Exhibition
From here to much further out
23.01.2016 -
19.06.2016
Rethinking the Sculpture Park
Nathan Coley (UK)
Sven Johne (D)
Bjørn Melhus (D)
Robin Minard (CDN)
Alicia Paz (MEX | FR)
Jenny Perlin (USA)
Tilo Schulz (D)
As expected, the artists who had been invited in spring 2015 surprised in autumn with their first ideas and proposals for the sculpture park of the Kunstmuseum Magdeburg. The exhibition presents the now complete drafts and models for possible new works of arts for the park to the public for the first time. In remarkably intensive ways, the participating artists refer to the cultural-historical particularities of the given situation and formulate statements that bind the sculpture park after more than 25 years of existence into the present day with new artistic questions and methods.
Tilo Schulz, 10 Porträts, hinten in (d)einem Kopf (model)
Nathan Coley, For Other People and Other Work (model)
The fact that instead of figural bronzes, that have been dominating among the existing works, now sound (Robin Minard), film (Jenny Perlin), light (Bjørn Melhus), painting (Alicia Paz), photography and language prevail, is most striking. It is not the sculpted form made of a certain material that carries the expression, it is more a container storing the artistic effect. In general, self-experience, memory (Sven Johne) or usability (Nathan Coley) and change (Tilo Schulz) are components of a new concept of sculpture, understood as social and textual, encouraging discovery and play at the same time. Sculpture thinks itself opener in its material and more diverse in its effect.
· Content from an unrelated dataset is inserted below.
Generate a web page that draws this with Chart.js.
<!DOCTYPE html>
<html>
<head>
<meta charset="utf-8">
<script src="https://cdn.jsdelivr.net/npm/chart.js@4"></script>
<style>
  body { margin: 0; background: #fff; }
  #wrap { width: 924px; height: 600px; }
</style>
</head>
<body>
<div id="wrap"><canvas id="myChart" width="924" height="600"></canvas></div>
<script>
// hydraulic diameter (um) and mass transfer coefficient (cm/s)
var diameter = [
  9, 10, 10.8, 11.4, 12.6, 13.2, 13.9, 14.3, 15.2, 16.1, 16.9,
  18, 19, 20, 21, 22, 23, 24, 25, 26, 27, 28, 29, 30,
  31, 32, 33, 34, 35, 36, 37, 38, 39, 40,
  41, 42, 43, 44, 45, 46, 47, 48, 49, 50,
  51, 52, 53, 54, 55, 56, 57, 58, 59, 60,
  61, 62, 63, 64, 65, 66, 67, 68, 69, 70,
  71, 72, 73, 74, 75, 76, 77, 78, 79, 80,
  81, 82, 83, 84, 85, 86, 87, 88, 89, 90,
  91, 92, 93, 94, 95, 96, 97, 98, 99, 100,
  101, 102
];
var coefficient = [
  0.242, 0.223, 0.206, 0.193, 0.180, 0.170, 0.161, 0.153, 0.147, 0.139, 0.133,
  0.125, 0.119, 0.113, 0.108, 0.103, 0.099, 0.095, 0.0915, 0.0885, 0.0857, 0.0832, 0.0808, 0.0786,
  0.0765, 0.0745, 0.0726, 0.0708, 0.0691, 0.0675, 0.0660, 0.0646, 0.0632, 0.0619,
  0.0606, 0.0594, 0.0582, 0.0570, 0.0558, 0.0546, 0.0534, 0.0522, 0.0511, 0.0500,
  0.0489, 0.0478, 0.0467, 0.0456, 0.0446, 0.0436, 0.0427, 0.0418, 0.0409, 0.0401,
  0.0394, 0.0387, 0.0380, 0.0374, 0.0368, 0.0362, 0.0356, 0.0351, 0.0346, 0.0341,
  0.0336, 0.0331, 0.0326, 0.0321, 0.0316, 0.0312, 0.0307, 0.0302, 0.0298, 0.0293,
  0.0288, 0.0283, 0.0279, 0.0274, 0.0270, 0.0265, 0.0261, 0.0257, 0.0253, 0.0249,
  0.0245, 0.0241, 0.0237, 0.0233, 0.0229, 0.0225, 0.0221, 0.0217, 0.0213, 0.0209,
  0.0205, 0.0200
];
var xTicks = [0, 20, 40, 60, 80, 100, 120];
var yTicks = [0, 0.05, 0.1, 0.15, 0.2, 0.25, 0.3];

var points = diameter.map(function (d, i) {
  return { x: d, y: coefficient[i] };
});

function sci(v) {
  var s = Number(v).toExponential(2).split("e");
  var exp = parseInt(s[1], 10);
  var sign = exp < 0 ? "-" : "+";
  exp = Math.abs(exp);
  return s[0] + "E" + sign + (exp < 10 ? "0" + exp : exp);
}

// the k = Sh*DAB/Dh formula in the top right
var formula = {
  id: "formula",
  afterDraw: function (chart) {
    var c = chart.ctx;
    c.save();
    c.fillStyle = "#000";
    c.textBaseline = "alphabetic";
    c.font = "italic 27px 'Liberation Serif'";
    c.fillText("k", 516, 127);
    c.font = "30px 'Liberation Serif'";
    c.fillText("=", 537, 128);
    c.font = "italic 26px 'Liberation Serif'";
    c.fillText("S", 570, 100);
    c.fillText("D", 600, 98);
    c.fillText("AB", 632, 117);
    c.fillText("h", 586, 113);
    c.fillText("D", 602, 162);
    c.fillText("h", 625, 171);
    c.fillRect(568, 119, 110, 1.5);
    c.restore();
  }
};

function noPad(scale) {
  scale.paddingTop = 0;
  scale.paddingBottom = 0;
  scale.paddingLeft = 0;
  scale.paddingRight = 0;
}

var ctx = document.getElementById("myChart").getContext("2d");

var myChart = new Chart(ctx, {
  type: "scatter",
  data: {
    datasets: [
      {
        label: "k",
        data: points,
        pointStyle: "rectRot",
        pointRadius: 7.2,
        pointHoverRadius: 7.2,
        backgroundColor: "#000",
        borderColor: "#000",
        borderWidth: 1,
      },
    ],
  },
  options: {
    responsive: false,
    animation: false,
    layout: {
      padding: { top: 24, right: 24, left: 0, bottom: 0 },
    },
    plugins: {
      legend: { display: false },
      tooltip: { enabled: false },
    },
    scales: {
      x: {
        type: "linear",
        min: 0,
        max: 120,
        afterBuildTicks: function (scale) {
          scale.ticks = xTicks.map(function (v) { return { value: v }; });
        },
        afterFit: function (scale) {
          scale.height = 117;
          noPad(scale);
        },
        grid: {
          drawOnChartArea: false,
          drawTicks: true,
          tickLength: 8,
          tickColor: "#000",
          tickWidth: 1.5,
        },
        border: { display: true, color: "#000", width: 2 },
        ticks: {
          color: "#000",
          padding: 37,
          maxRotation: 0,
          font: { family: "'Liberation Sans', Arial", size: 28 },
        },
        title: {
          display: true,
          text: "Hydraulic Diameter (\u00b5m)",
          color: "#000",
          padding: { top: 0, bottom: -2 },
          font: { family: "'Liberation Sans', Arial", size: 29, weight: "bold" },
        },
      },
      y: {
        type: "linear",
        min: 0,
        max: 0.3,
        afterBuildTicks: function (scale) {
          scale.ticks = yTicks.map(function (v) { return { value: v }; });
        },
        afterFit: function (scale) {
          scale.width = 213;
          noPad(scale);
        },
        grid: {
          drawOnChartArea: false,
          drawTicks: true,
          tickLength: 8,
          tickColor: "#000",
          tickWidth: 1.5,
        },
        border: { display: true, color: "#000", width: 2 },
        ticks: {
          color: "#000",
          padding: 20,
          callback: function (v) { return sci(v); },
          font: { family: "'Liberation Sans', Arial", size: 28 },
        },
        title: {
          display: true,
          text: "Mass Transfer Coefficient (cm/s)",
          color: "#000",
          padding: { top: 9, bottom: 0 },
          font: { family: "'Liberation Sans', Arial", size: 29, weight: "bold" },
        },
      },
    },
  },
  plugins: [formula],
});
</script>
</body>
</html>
That exceeds physical or traditional body-space-relations just as our everyday life has moved itself into so many medial spaces, to find information, orientation, and entertainment.
In order to gain a more significant characteristic for this unique urban experience space, landscape architect Axel Lohrer (Munich/Magdeburg) suggests changes in design in two places of the sculpture park that offer specific spaces for the integration of present works of art. He adds a square and a garden, creating a stronger clarity within the urban presence of the complex of medieval architecture, present and future works of art and inner-urban landscape.
It is clear that by realising such projects in following years, the sculpture park will develop from a place of contemplating art more to a place for sensing and experiencing, inviting us to stay.